Have you ever tried celery in eggs? Next time you make scrambled eggs, add in some fried up sausage and celery. It adds a lovely crunch I never would have thought to try before becoming a Martian! This breakfast was especially important since the Commander, Geologist, and I were heading out to our most ambitious Extra-Vehicular Activity (EVA) to date, an area called “Skyline Rim” which is nearly 7 miles driving from the habitat. Unfortunately, our wonderful rovers cannot go that distance so we geared up and headed out on the ATVs (arguably way more fun to drive). With most, if not all, EVAs, we have been sent off on a quest to find geological samples, but why are these samples so important? What is so great about collecting a bunch of rocks?

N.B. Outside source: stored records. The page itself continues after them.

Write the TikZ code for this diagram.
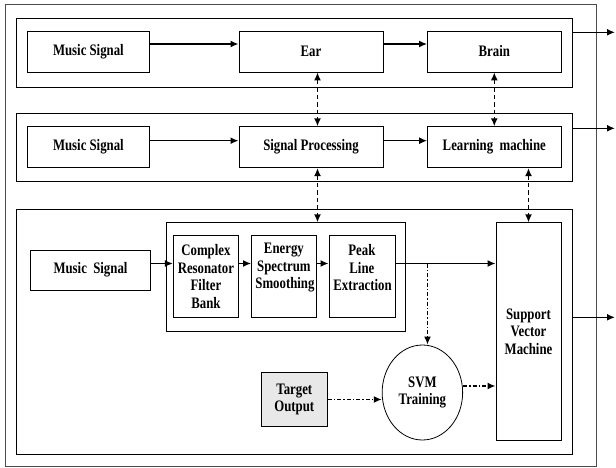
\documentclass[tikz,border=0pt]{standalone}
\usepackage{fontspec}
\setmainfont{Liberation Serif}[FakeStretch=0.8]
\usepackage{tikz}
\usetikzlibrary{arrows.meta,shapes.geometric}

\begin{document}
\begin{tikzpicture}[x=1pt, y=-1pt]
        % Define styles
        \tikzset{
            block/.style={rectangle, draw, line width=0.8pt, inner sep=0pt,
                font=\bfseries\fontsize{16}{17.5}\selectfont},
            panel/.style={rectangle, draw, line width=0.9pt, inner sep=0pt},
            target/.style={block, fill=gray!18},
            training/.style={ellipse, draw, line width=0.8pt, inner sep=0pt,
                font=\bfseries\fontsize{16}{17.5}\selectfont},
            arrow/.style={-{Latex[length=8pt,width=7pt]}, line width=1.5pt},
            dasharrow/.style={{Latex[length=8pt,width=7pt]}-{Latex[length=8pt,width=7pt]},
                line width=1.5pt, dash pattern=on 4.5pt off 3pt},
            dotarrow/.style={-{Latex[length=8pt,width=7pt]}, line width=1.5pt,
                dash pattern=on 4pt off 2pt on 1.5pt off 2pt}
        }
        \useasboundingbox (0,0) rectangle (616,468);

        % Frames
        \node[panel, draw=black!70, minimum width=590.6pt, minimum height=462.7pt] (outer_box) at (301.2,235.4) {};
        \node[panel, minimum width=556.4pt, minimum height=69pt] (panel_1) at (294.7,52.5) {};
        \node[panel, minimum width=556.4pt, minimum height=68pt] (panel_2) at (294.7,147) {};
        \node[panel, minimum width=556.4pt, minimum height=245pt] (panel_3) at (294.7,331.5) {};

        % Row 1
        \node[block, minimum width=121.8pt, minimum height=41pt] (music_node_1) at (88.4,51.5) {Music Signal};
        \node[block, minimum width=144.2pt, minimum height=41pt] (ear_node) at (311,51.5) {Ear};
        \node[block, minimum width=133.6pt, minimum height=41pt] (brain_node) at (494.3,51.5) {Brain};

        % Row 2
        \node[block, minimum width=121.8pt, minimum height=41pt] (music_node_2) at (88.4,147.2) {Music Signal};
        \node[block, minimum width=144.2pt, minimum height=41pt] (sp_node) at (311,147.2) {Signal Processing};
        \node[block, minimum width=133.6pt, minimum height=41pt] (lm_node) at (494.3,147.2) {Learning~ machine};

        % Row 3
        \node[block, minimum width=119.9pt, minimum height=40pt] (music_node_3) at (90.5,270) {Music~ Signal};
        \node[block, minimum width=239.3pt, minimum height=109pt] (group_node) at (285.8,277.2) {};
        \node[block, minimum width=65.2pt, minimum height=82pt] (crf_node) at (205.9,276.7) {\parbox{2cm}{\centering Complex\\ Resonator\\ Filter\\ Bank}};
        \node[block, minimum width=64.8pt, minimum height=82pt] (ess_node) at (283.9,276.7) {\parbox{2cm}{\centering Energy\\ Spectrum\\ Smoothing\\[17.5pt]}};
        \node[block, minimum width=66pt, minimum height=82pt] (ple_node) at (361.9,276.7) {\parbox{2cm}{\centering Peak\\ Line\\ Extraction\\[17.5pt]}};
        \node[block, minimum width=65.2pt, minimum height=217.3pt] (svm_node) at (528.5,331.4) {\parbox{2cm}{\centering Support\\ Vector\\ Machine}};
        \node[training, minimum width=74.7pt, minimum height=95pt] (train_node) at (422.4,392.5) {\parbox{2cm}{\centering SVM\\ Training}};
        \node[target, minimum width=66.5pt, minimum height=54.4pt] (target_node) at (294.3,399.5) {\parbox{2cm}{\centering Target\\ Output}};

        \coordinate (row_3) at (0,263.5);
        \coordinate (split) at (427.5,263.5);
        \coordinate (out_1) at (615,32.3);
        \coordinate (out_2) at (615,128.3);
        \coordinate (out_3) at (615,317.3);

        % Arrows
        \draw[arrow] ([yshift=7.5pt]music_node_1.east) -- ([yshift=7.5pt]ear_node.west);
        \draw[arrow] ([yshift=7.5pt]ear_node.east) -- ([yshift=7.5pt]brain_node.west);
        \draw[arrow] ([yshift=6.5pt]music_node_2.east) -- ([yshift=6.5pt]sp_node.west);
        \draw[arrow] ([yshift=6.5pt]sp_node.east) -- ([yshift=6.5pt]lm_node.west);
        \draw[arrow] (music_node_3.east |- row_3) -- (crf_node.west |- row_3);
        \draw[arrow] (crf_node.east |- row_3) -- (ess_node.west |- row_3);
        \draw[arrow] (ess_node.east |- row_3) -- (ple_node.west |- row_3);
        \draw[arrow] (ple_node.east |- row_3) -- (svm_node.west |- row_3);

        \draw[arrow] (panel_1.east |- out_1) -- (out_1);
        \draw[arrow] (panel_2.east |- out_2) -- (out_2);
        \draw[arrow] (panel_3.east |- out_3) -- (out_3);

        % Links between the levels
        \draw[dasharrow] ([xshift=6.5pt]ear_node.south) -- ([xshift=6.5pt]sp_node.north);
        \draw[dasharrow] (brain_node.south) -- (lm_node.north);
        \draw[dasharrow] ([xshift=6.5pt]sp_node.south) -- ([xshift=6.5pt]sp_node.south |- group_node.north);
        \draw[dasharrow] (svm_node.north |- lm_node.south) -- (svm_node.north);

        % Training
        \draw[dotarrow] (split) -- (split |- train_node.north);
        \draw[dotarrow] (target_node.east) -- (target_node.east -| train_node.west);
        \draw[dotarrow] ([yshift=6.5pt]train_node.east) -- ([yshift=6.5pt]train_node.east -| svm_node.west);
    \end{tikzpicture}
\end{document}
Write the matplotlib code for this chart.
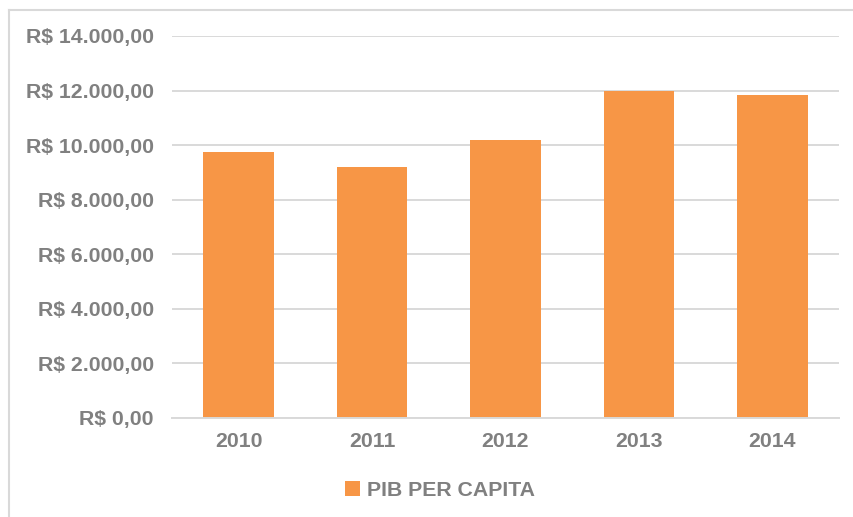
import matplotlib
matplotlib.use("Agg")
import matplotlib.pyplot as plt
from matplotlib.patches import Patch
from matplotlib.lines import Line2D
from matplotlib.ticker import FuncFormatter

years = ["2010", "2011", "2012", "2013", "2014"]
pib_per_capita = [9740, 9190, 10190, 11990, 11830]
y_ticks = [0, 2000, 4000, 6000, 8000, 10000, 12000, 14000]
series_name = "PIB PER CAPITA"

bar_color = "#F79646"
text_color = "#808080"
grid_color = "#D9D9D9"

plt.rcParams["font.family"] = ["Liberation Sans", "DejaVu Sans"]

fig = plt.figure(figsize=(8.54, 5.17), dpi=100)
ax = fig.add_axes([172 / 854, 1 - 418 / 517, (839 - 172) / 854, (418 - 36) / 517])

x = range(len(years))
ax.bar(x, pib_per_capita, width=0.53, color=bar_color, zorder=3)

ax.set_xlim(-0.5, len(years) - 0.5)
ax.set_ylim(0, 14000)
ax.set_yticks(y_ticks)


def brl(v, _pos):
    s = f"{v:,.2f}".replace(",", "X").replace(".", ",").replace("X", ".")
    return f"R$ {s}"


ax.yaxis.set_major_formatter(FuncFormatter(brl))
ax.set_xticks(list(x))
ax.set_xticklabels(years)

ax.grid(axis="y", color=grid_color, linewidth=1.4, zorder=0)
for side in ["top", "right", "left"]:
    ax.spines[side].set_visible(False)
ax.spines["bottom"].set_color(grid_color)
ax.spines["bottom"].set_linewidth(1.4)
ax.spines["bottom"].set_zorder(4)

font_size = 15.3
ax.tick_params(axis="both", length=0, colors=text_color, labelsize=font_size)
ax.tick_params(axis="y", pad=13)
ax.tick_params(axis="x", pad=10)
for lbl in ax.get_xticklabels() + ax.get_yticklabels():
    lbl.set_fontweight("bold")

handle = Patch(facecolor=bar_color, edgecolor="none")
fig.legend([handle], [series_name], loc="center", bbox_to_anchor=(440 / 854, 1 - 490 / 517),
           frameon=False, handlelength=0.7, handleheight=0.7, handletextpad=0.3,
           prop={"size": font_size, "weight": "bold"}, labelcolor=text_color)

# chart area border (left and top edges)
fig.add_artist(Line2D([9.5 / 854, 9.5 / 854], [0, 1 - 10 / 517], transform=fig.transFigure,
                      color=grid_color, linewidth=1.5))
fig.add_artist(Line2D([9.5 / 854, 1], [1 - 10 / 517, 1 - 10 / 517], transform=fig.transFigure,
                      color=grid_color, linewidth=1.5))

fig.savefig("out.png", dpi=100)
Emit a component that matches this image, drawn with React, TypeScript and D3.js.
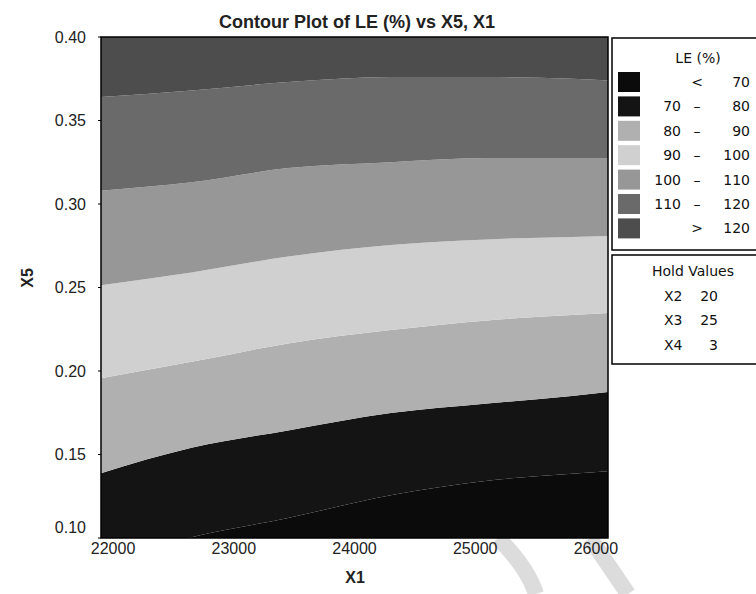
import React from 'react';
import * as d3 from 'd3';

// X1 sample positions along each contour boundary
const x1Grid = [21900, 22650, 23450, 24300, 25100, 25800, 26100];
// X5 value of each contour boundary (LE = 70, 80, ... 120) at those X1 positions
const b70 = [0.086, 0.1005, 0.112, 0.1256, 0.1343, 0.1385, 0.14];
const b80 = [0.1388, 0.154, 0.1644, 0.1748, 0.1805, 0.185, 0.1874];
const b90 = [0.1957, 0.2055, 0.2165, 0.2245, 0.2303, 0.2335, 0.2347];
const b100 = [0.2514, 0.259, 0.2685, 0.2754, 0.2788, 0.2803, 0.2808];
const b110 = [0.308, 0.313, 0.3215, 0.325, 0.3275, 0.3275, 0.3275];
const b120 = [0.364, 0.368, 0.373, 0.376, 0.376, 0.375, 0.374];
const boundaries = [b70, b80, b90, b100, b110, b120];

const bandLo = ['', '70', '80', '90', '100', '110', ''];
const bandHi = ['70', '80', '90', '100', '110', '120', '120'];
const bandSym = ['<', '–', '–', '–', '–', '–', '>'];
const bandColors = ['#0b0b0b', '#141414', '#b0b0b0', '#d0d0d0', '#979797', '#6a6a6a', '#4d4d4d'];

const xTicks = [22000, 23000, 24000, 25000, 26000];
const yTicks = [0.1, 0.15, 0.2, 0.25, 0.3, 0.35, 0.4];

const holdNames = ['X2', 'X3', 'X4'];
const holdVals = ['20', '25', '3'];

const W = 756, H = 594;
const plot = { left: 101, right: 608, top: 37, bottom: 538 };

export default function App() {
  const x = d3.scaleLinear().domain([21900, 26100]).range([plot.left, plot.right]);
  const y = d3.scaleLinear().domain([0.1, 0.4]).range([plot.bottom, plot.top]);
  const yDom = y.domain();

  const bands = bandColors.map((c, i) => {
    const lower = i === 0 ? x1Grid.map(() => yDom[0] - 0.02) : boundaries[i - 1];
    const upper = i === bandColors.length - 1 ? x1Grid.map(() => yDom[1] + 0.02) : boundaries[i];
    const pts = x1Grid.map((v, k) => ({ x: v, lo: lower[k], hi: upper[k] }));
    const area = d3.area<{ x: number; lo: number; hi: number }>()
      .x(d => x(d.x)).y0(d => y(d.lo)).y1(d => y(d.hi))
      .curve(d3.curveMonotoneX);
    return { color: c, d: area(pts) || '' };
  });

  const sans = 'Liberation Sans, Arial, sans-serif';
  const legFont = 'DejaVu Sans, Verdana, sans-serif';
  const legX = 612, legTop = 38, rowH = 24.4;

  return (
    <svg width={W} height={H} style={{ position: 'absolute', left: 0, top: 0, background: '#fff' }}>
      <defs>
        <clipPath id="pclip">
          <rect x={plot.left} y={plot.top} width={plot.right - plot.left} height={plot.bottom - plot.top} />
        </clipPath>
      </defs>
      {/* faint watermark strokes below the plot */}
      <g fill="none" stroke="#dcdcdc" strokeWidth={16}>
        <path d="M498,538 C515,555 530,575 536,594" />
        <path d="M590,538 L628,594" />
      </g>
      <text x={357} y={28} textAnchor="middle" fontFamily={sans} fontWeight="bold" fontSize={18} fill="#222">
        Contour Plot of LE (%) vs X5, X1
      </text>
      <g clipPath="url(#pclip)">
        {bands.map((b, i) => <path key={i} d={b.d} fill={b.color} />)}
      </g>
      <rect x={plot.left} y={plot.top} width={plot.right - plot.left} height={plot.bottom - plot.top}
        fill="none" stroke="#000" strokeWidth={1.5} />
      {yTicks.map((t, i) => (
        <g key={t}>
          <line x1={plot.left - 3} x2={plot.left} y1={y(t)} y2={y(t)} stroke="#000" />
          <text x={86} y={y(t) - (i === 0 ? 11 : 0)} dy="0.35em" textAnchor="end" fontFamily={sans} fontSize={16} fill="#222">
            {d3.format('.2f')(t)}
          </text>
        </g>
      ))}
      {xTicks.map(t => (
        <text key={t} x={x(t)} y={554} textAnchor="middle" fontFamily={sans} fontSize={16} fill="#222">
          {t}
        </text>
      ))}
      <text x={355} y={583} textAnchor="middle" fontFamily={sans} fontWeight="bold" fontSize={16} fill="#222">X1</text>
      <text transform={`translate(27,278) rotate(-90)`} textAnchor="middle"
        dy="0.35em" fontFamily={sans} fontWeight="bold" fontSize={16} fill="#222">X5</text>

      {/* Legend */}
      <rect x={legX} y={legTop} width={W - legX + 5} height={212} fill="#fff" stroke="#000" strokeWidth={1.5} />
      <text x={698} y={63} textAnchor="middle" fontFamily={legFont} fontSize={14} fill="#111">LE (%)</text>
      {bandColors.map((c, k) => {
        const cy = 82 + k * rowH;
        return (
          <g key={k}>
            <rect x={618} y={cy - 10} width={22} height={20} fill={c} />
            {bandLo[k] && <text x={681} y={cy} dy="0.35em" textAnchor="end" fontFamily={legFont} fontSize={14} fill="#111">{bandLo[k]}</text>}
            <text x={697} y={cy} dy="0.35em" textAnchor="middle" fontFamily={legFont} fontSize={14} fill="#111">{bandSym[k]}</text>
            <text x={750} y={cy} dy="0.35em" textAnchor="end" fontFamily={legFont} fontSize={14} fill="#111">{bandHi[k]}</text>
          </g>
        );
      })}
      <rect x={legX} y={255} width={W - legX + 5} height={109} fill="#fff" stroke="#000" strokeWidth={1.5} />
      <text x={693} y={276} textAnchor="middle" fontFamily={legFont} fontSize={14} fill="#111">Hold Values</text>
      {holdNames.map((n, k) => (
        <g key={n}>
          <text x={664} y={296 + k * 24.5} dy="0.35em" fontFamily={legFont} fontSize={14} fill="#111">{n}</text>
          <text x={718} y={296 + k * 24.5} dy="0.35em" textAnchor="end" fontFamily={legFont} fontSize={14} fill="#111">{holdVals[k]}</text>
        </g>
      ))}
    </svg>
  );
}
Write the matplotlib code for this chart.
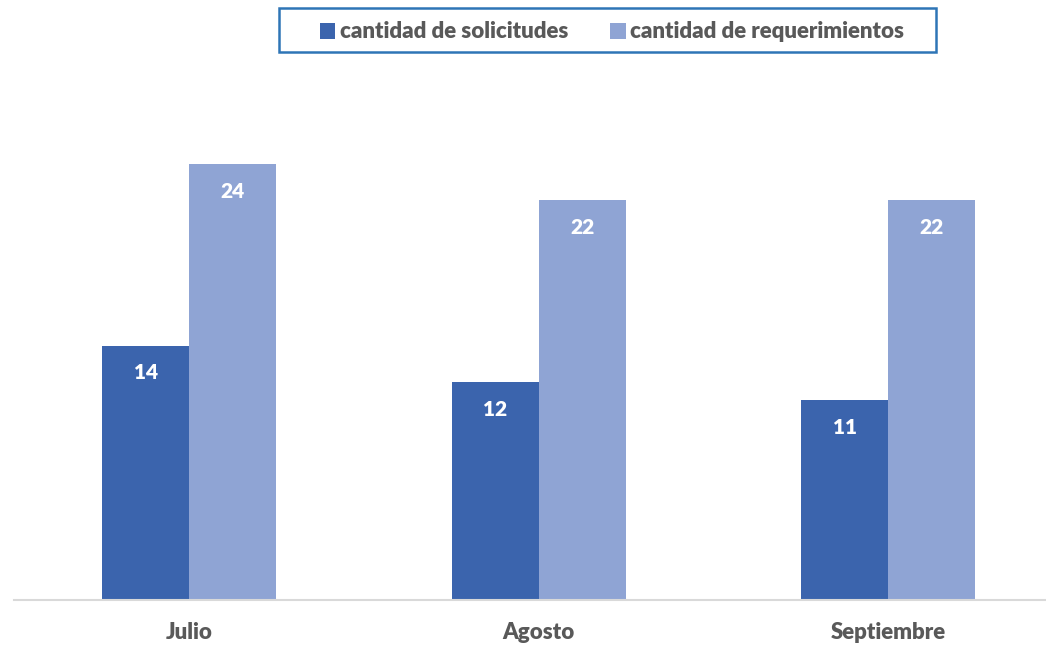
import matplotlib.pyplot as plt
from matplotlib.patches import Rectangle
import numpy as np

months = ['Julio', 'Agosto', 'Septiembre']
solicitudes = [14, 12, 11]
requerimientos = [24, 22, 22]
series_names = ['cantidad de solicitudes', 'cantidad de requerimientos']

dark = '#3B64AD'
light = '#8FA4D4'
grey = '#595959'

plt.rcParams['font.family'] = ['Lato', 'DejaVu Sans']

fig = plt.figure(figsize=(10.46, 6.45), dpi=100)
ax = fig.add_axes([14 / 1046, 45 / 645, 1 - 14 / 1046, 540 / 645])

x = np.arange(len(months))
w = 0.249
b1 = ax.bar(x - w / 2, solicitudes, w, color=dark, label=series_names[0])
b2 = ax.bar(x + w / 2, requerimientos, w, color=light, label=series_names[1])

for bars in (b1, b2):
    for r in bars:
        ax.text(r.get_x() + r.get_width() / 2, r.get_height() - 1.5,
                str(int(r.get_height())), ha='center', va='center',
                color='white', fontsize=15, fontweight='heavy')

ax.set_xlim(-0.502, 2.452)
ax.set_ylim(0, 29.72)
ax.set_xticks(x)
ax.set_xticklabels(months, fontsize=16, fontweight='heavy', color=grey)
ax.tick_params(axis='x', length=0, pad=16)
ax.set_yticks([])
for s in ['top', 'right', 'left']:
    ax.spines[s].set_visible(False)
ax.spines['bottom'].set_color('#D9D9D9')
ax.spines['bottom'].set_linewidth(1.5)

# legend without its own frame, box drawn separately
leg = fig.legend(loc='center', bbox_to_anchor=(612 / 1046, 1 - 32 / 645), ncol=2,
                 frameon=False, handlelength=0.7, handleheight=0.7,
                 handletextpad=0.2, columnspacing=1.9,
                 prop={'size': 16, 'weight': 'heavy'})
for t in leg.get_texts():
    t.set_color(grey)
fig.patches.append(Rectangle((279 / 1046, 1 - 52 / 645), 657 / 1046, 44 / 645,
                             transform=fig.transFigure, fill=False,
                             edgecolor='#2E75B6', linewidth=1.8))

fig.savefig('out.png', dpi=100)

I sat down with Ellen Czaplinski, our Crew Geologist and a PhD student in Space and Planetary Science at the University of Arkansas, to get the scoop on why we should all have a greater appreciation for the boulders that make up our home planet and planets beyond. As Crew Geologist, Ellen came into the mission with the research objective of collecting geological samples of sand or rocks near existing or previous areas with flowing water. The samples are valuable because the clays near MDRS are similar to those found on Mars. They will be grouped based on their location in the field and analyzed through infrared spectral analysis. Infrared spectral analysis involves taking a science fiction looking, construction yellow, light gun about the size of the average human forearm and shining its light onto the rock samples. The light projected from the gun bounces off the rock and back towards the gun which measures the light that has been bounced back and tells the user what minerals the rock is made from. After measuring and collecting the samples in the field, they are sent to a lab for further analysis. This work will be important for future Mars missions, and future planetary missions as a whole, since it allows us to practice sample collection in the field in a relatively easier environment than Mars. Additionally, it provides a platform to identify differences in analyzing samples in the field versus studying them in the lab. These differences will help us better analyze sample returns from missions such as the Mars2020 rover, OSIRIS-REx, and Hayabusa2 who all plan to send geological samples back to Earth from Mars, Asteroid Bennu, and Asteroid Ryugu, respectively.

On top of the valuable lessons we will learn from Ellen’s research, we’ve also made surprising finds outside of the expected samples! We’ve found banded iron formations, salt formations such as gypsum, and evaporites. The banded iron formations are some of Earth’s oldest known rock formations. They were abundant in the time of “The Great Oxygenation”, an event nearly 2.4 million years ago when the first organisms began photosynthesizing and creating the world we know today. The rock is approximately the size of a closed fist and is a deep black color with red, iron stripes running through its center. Salt formations and evaporites are the minerals left when water evaporates. For example, if you collected sea water and waited for the water to evaporate, the salty residue that is left would be considered an evaporite. The gypsum in the field appears on the ground like ice shards shattered in the clay. These samples not only add to the diversity of the study but are simply very neat finds while walking across the Martian plains.

Rocks are not just a story of their current environment, but a history book of evolving environments that could date back to the beginning of our home planet. Rocks could start as one mineral, millions of years ago, and evolve through heat and temperature to be redeposited, continuing to record the environment’s history until our Crew Geologist discovers it and translates its pages. Additionally, not all rocks are created equal, and together, they tell the evolution of our planet. Great work Ellen! You’re a ROCKstar!